I grew up in Claremont, California a delightful college town just outside of Los Angeles. Most of my childhood was dedicated to the sport of gymnastics. My training began at 18 months and continued until I was nearly 19 years old. In 2001, I became a Junior Olympic National Champion and member of the USA Gymnastics Junior Olympic National Team. I retired from the sport during my first year of college at the University of Utah, owing to injury. Following my retirement from athletics, I continued my undergraduate education at Scripps College and then Claremont McKenna College. My passion for research was sparked at Claremont McKenna, during a field research trip to Prague, Czech Republic lead by my now long-term mentor, collaborator, and dear friend, Hilary Appel. In 2009, I received my B.A. in Government from Claremont McKenna College.
After college, I continued to expand and refine my research skills through additional education and work experience. In 2012, I earned an M.S. in Applied Math and Statistics from Georgetown University.

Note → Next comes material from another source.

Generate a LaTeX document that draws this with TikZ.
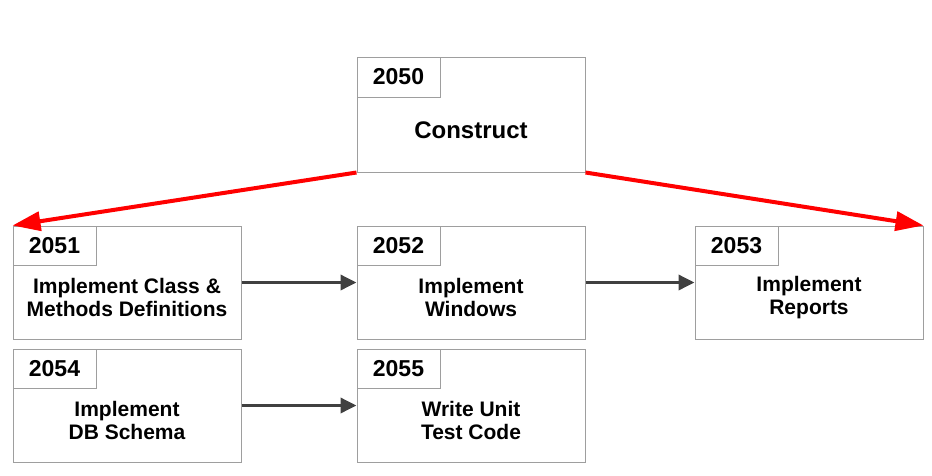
\documentclass[tikz,border=0pt]{standalone}
\usepackage{fontspec}
\setmainfont{Liberation Sans}
\usetikzlibrary{positioning,arrows.meta}

\begin{document}
\begin{tikzpicture}[x=1pt, y=1pt,
  box/.style={rectangle, draw=black!38, line width=1pt, fill=white, minimum width=228pt, minimum height=113pt, inner sep=0pt},
  tab/.style={rectangle, draw=black!38, line width=1pt, minimum width=83pt, minimum height=39pt, inner sep=0pt, anchor=north west, font=\bfseries\fontsize{23}{23}\selectfont},
  title/.style={align=center, inner sep=0pt, font=\bfseries\fontsize{21}{23}\selectfont},
  flow/.style={draw=black!75, line width=3.5pt, -{Triangle[length=16pt,width=15pt]}},
  split/.style={draw=red, line width=4pt, -{Triangle[length=28pt,width=19pt]}}]

\useasboundingbox (0,0) rectangle (932,-475);

\node (b2050) [box, minimum height=115pt] at (471,-114.5) {};
\node (b2052) [box, below=53pt of b2050] {};
\node (b2051) [box, left=115pt of b2052] {};
\node (b2053) [box, right=109pt of b2052] {};
\node (b2054) [box, below=9pt of b2051] {};
\node (b2055) [box, below=9pt of b2052] {};

\node (n2050) [tab, minimum height=40pt] at (b2050.north west) {2050};
\node (n2051) [tab] at (b2051.north west) {2051};
\node (n2052) [tab] at (b2052.north west) {2052};
\node (n2053) [tab] at (b2053.north west) {2053};
\node (n2054) [tab] at (b2054.north west) {2054};
\node (n2055) [tab] at (b2055.north west) {2055};

\node (t2050) [title, font=\bfseries\fontsize{24}{24}\selectfont] at ([yshift=-15.5pt]b2050.center) {Construct};
\node (t2051) [title] at ([yshift=-15pt]b2051.center) {Implement Class \&\\Methods Definitions};
\node (t2052) [title] at ([yshift=-15pt]b2052.center) {Implement\\Windows};
\node (t2053) [title] at ([yshift=-15pt]b2053.center) {Implement\\Reports};
\node (t2054) [title] at ([yshift=-15pt]b2054.center) {Implement\\DB Schema};
\node (t2055) [title] at ([yshift=-15pt]b2055.center) {Write Unit\\Test Code};

\draw[split] (b2050.south west) -- (b2051.north west);
\draw[split] (b2050.south east) -- (b2053.north east);
\draw[flow] (b2051) -- (b2052);
\draw[flow] (b2052) -- (b2053);
\draw[flow] (b2054) -- (b2055);

\end{tikzpicture}
\end{document}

Between 2011 and 2014 I worked as an economic research assistant and research analyst at the Federal Reserve Board of Governors and the International Monetary Fund. Much of the policy and research work I conducted in these positions focused on the European financial and debt crises. In addition to the substantive exposure, this work experience gave me the opportunity to broaden my programming skills--a productive complement to the analytical training in my master's program.

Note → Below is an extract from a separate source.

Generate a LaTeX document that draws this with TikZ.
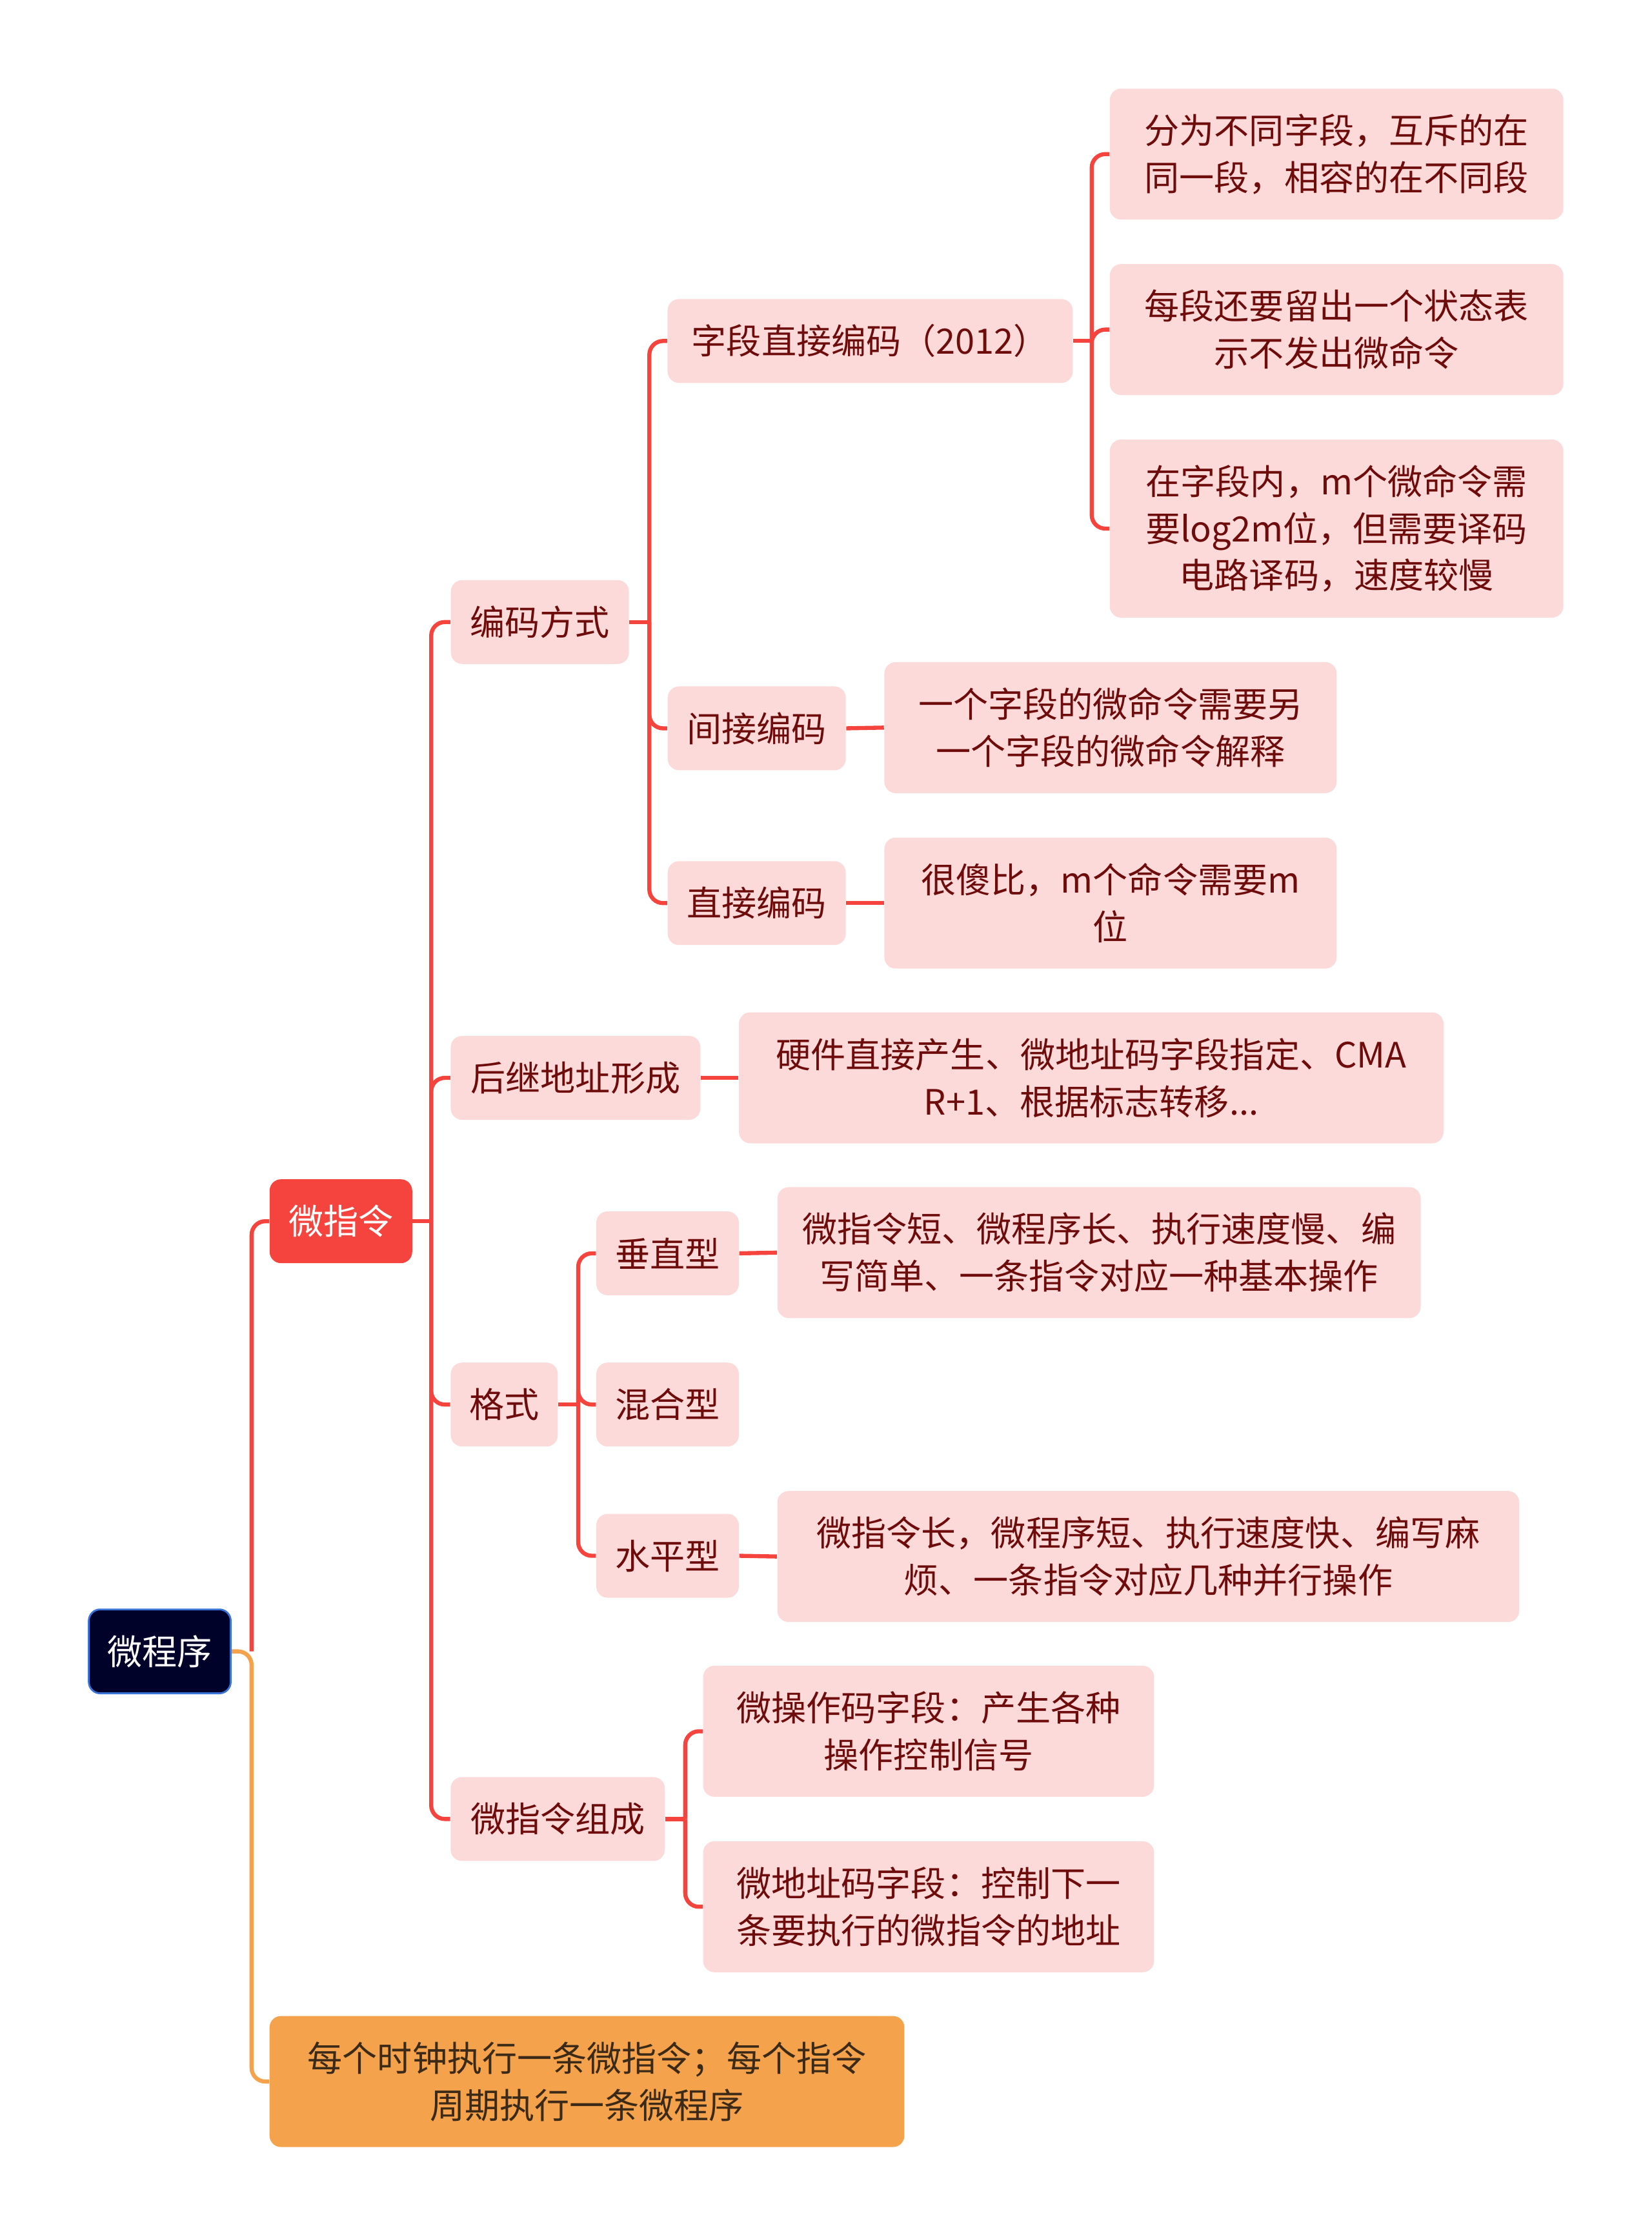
\documentclass[tikz,border=0pt]{standalone}
\usepackage{fontspec}
\setmainfont{Noto Sans CJK SC}
\definecolor{rootfill}{HTML}{00022A}
\definecolor{rootline}{HTML}{3A72D8}
\definecolor{mainred}{HTML}{F5443D}
\definecolor{pinkfill}{HTML}{FDDADA}
\definecolor{pinktext}{HTML}{6E0C0C}
\definecolor{orangefill}{HTML}{F5A24C}
\definecolor{orangetext}{HTML}{3B2A18}
\begin{document}
\begin{tikzpicture}[x=0.022107cm, y=-0.022107cm,
    box/.style={rounded corners=5pt, align=center, inner sep=0pt,
        font=\fontsize{15.4}{20.7}\selectfont},
    topic/.style={box, fill=pinkfill, text=pinktext},
    link/.style={draw=mainred, line width=1.8pt, rounded corners=6pt},
    olink/.style={link, draw=orangefill}]
    \useasboundingbox (0,0) rectangle (1158,1568);

    % ROOT
    \node [box, fill=rootfill, draw=rootline, line width=0.8pt, text=white,
        minimum width=2.2cm, minimum height=1.3cm] (root) at (112, 1157.5) {微程序};

    % 微指令
    \node [box, fill=mainred, text=white, minimum width=2.21cm, minimum height=1.3cm]
        (wzl) at (239, 856) {微指令};

    % 编码方式
    \node [topic, minimum width=2.76cm, minimum height=1.3cm] (bmfs) at (378.5, 436) {编码方式};
    \node [topic, minimum width=6.28cm, minimum height=1.3cm] (zdzj) at (610, 239) {字段直接编码（2012）};
    \node [topic, minimum width=7.03cm, minimum height=2.03cm] (zdzjA) at (937, 108)
        {分为不同字段，互斥的在\\同一段，相容的在不同段};
    \node [topic, minimum width=7.03cm, minimum height=2.03cm] (zdzjB) at (937, 231)
        {每段还要留出一个状态表\\示不发出微命令};
    \node [topic, minimum width=7.03cm, minimum height=2.76cm] (zdzjC) at (937, 370.5)
        {在字段内，m个微命令需\\要log2m位，但需要译码\\电路译码，速度较慢};
    \node [topic, minimum width=2.76cm, minimum height=1.3cm] (jjbm) at (530.5, 510.5) {间接编码};
    \node [topic, minimum width=7.01cm, minimum height=2.03cm] (jjbmA) at (778.5, 510)
        {一个字段的微命令需要另\\一个字段的微命令解释};
    \node [topic, minimum width=2.76cm, minimum height=1.3cm] (zjbm) at (530.5, 633) {直接编码};
    \node [topic, minimum width=7.01cm, minimum height=2.03cm] (zjbmA) at (778.5, 633)
        {很傻比，m个命令需要m\\位};

    % 后继地址形成
    \node [topic, minimum width=3.87cm, minimum height=1.3cm] (hjdz) at (403.5, 755.5) {后继地址形成};
    \node [topic, minimum width=10.92cm, minimum height=2.03cm] (hjdzA) at (765, 755.5)
        {硬件直接产生、微地址码字段指定、CMA\\R+1、根据标志转移...};

    % 格式
    \node [topic, minimum width=1.66cm, minimum height=1.3cm] (gs) at (353.5, 984.5) {格式};
    \node [topic, minimum width=2.21cm, minimum height=1.3cm] (czx) at (468, 878.5) {垂直型};
    \node [topic, minimum width=9.97cm, minimum height=2.03cm] (czxA) at (770.5, 878)
        {微指令短、微程序长、执行速度慢、编\\写简单、一条指令对应一种基本操作};
    \node [topic, minimum width=2.21cm, minimum height=1.3cm] (hhx) at (468, 984.5) {混合型};
    \node [topic, minimum width=2.21cm, minimum height=1.3cm] (spx) at (468, 1090.5) {水平型};
    \node [topic, minimum width=11.5cm, minimum height=2.03cm] (spxA) at (805, 1091)
        {微指令长，微程序短、执行速度快、编写麻\\烦、一条指令对应几种并行操作};

    % 微指令组成
    \node [topic, minimum width=3.32cm, minimum height=1.3cm] (zc) at (391, 1275) {微指令组成};
    \node [topic, minimum width=6.99cm, minimum height=2.03cm] (zcA) at (651, 1213.5)
        {微操作码字段：产生各种\\操作控制信号};
    \node [topic, minimum width=6.99cm, minimum height=2.03cm] (zcB) at (651, 1336.5)
        {微地址码字段：控制下一\\条要执行的微指令的地址};

    % 每个时钟
    \node [box, fill=orangefill, text=orangetext, minimum width=9.84cm, minimum height=2.03cm]
        (clk) at (411.5, 1459) {每个时钟执行一条微指令；每个指令\\周期执行一条微程序};

    % Links
    \coordinate (rootT) at ([xshift=14*0.022107cm]root.east);
    \draw [link] (rootT) |- (wzl.west);
    \draw [olink] (root.east) -- (rootT) |- (clk.west);

    \draw [link] (wzl.east) -- ++(13,0) coordinate (wzlT);
    \foreach \c in {bmfs, hjdz, gs, zc}
        \draw [link] (wzlT) |- (\c.west);

    \draw [link] (bmfs.east) -- ++(14,0) coordinate (bmfsT);
    \foreach \c in {zdzj, jjbm, zjbm}
        \draw [link] (bmfsT) |- (\c.west);

    \draw [link] (zdzj.east) -- ++(13,0) coordinate (zdzjT);
    \foreach \c in {zdzjA, zdzjB, zdzjC}
        \draw [link] (zdzjT) |- (\c.west);

    \draw [link] (jjbm.east) -- (jjbmA.west);
    \draw [link] (zjbm.east) -- (zjbmA.west);
    \draw [link] (hjdz.east) -- (hjdzA.west);

    \draw [link] (gs.east) -- ++(14,0) coordinate (gsT);
    \foreach \c in {czx, hhx, spx}
        \draw [link] (gsT) |- (\c.west);
    \draw [link] (czx.east) -- (czxA.west);
    \draw [link] (spx.east) -- (spxA.west);

    \draw [link] (zc.east) -- ++(14,0) coordinate (zcT);
    \foreach \c in {zcA, zcB}
        \draw [link] (zcT) |- (\c.west);
\end{tikzpicture}
\end{document}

In 2014, I began my Ph.D. in Politics at Princeton University. During my first few years, I continued my education through what can best be described as a liberal arts approach. I explored a wide range of research topics and sought out interdisciplinary training, including a self-created sub-field in economic history. As in my college years, I have found this approach essential to my intellectual development. Sustained interest in substantive political economy and issues of inequality, together with this multifaceted training, underpins my dissertation work that seeks to examine changes in women's property rights in the early modern and modern periods as processes embedded in state and capitalist market formation in Europe.
My partner, Kyle Tudor Block, is a research manager at Gradient Metrics, a quantitative market research firm. We frequently enjoy city walks through our newly-adopted hometown of Philadelphia.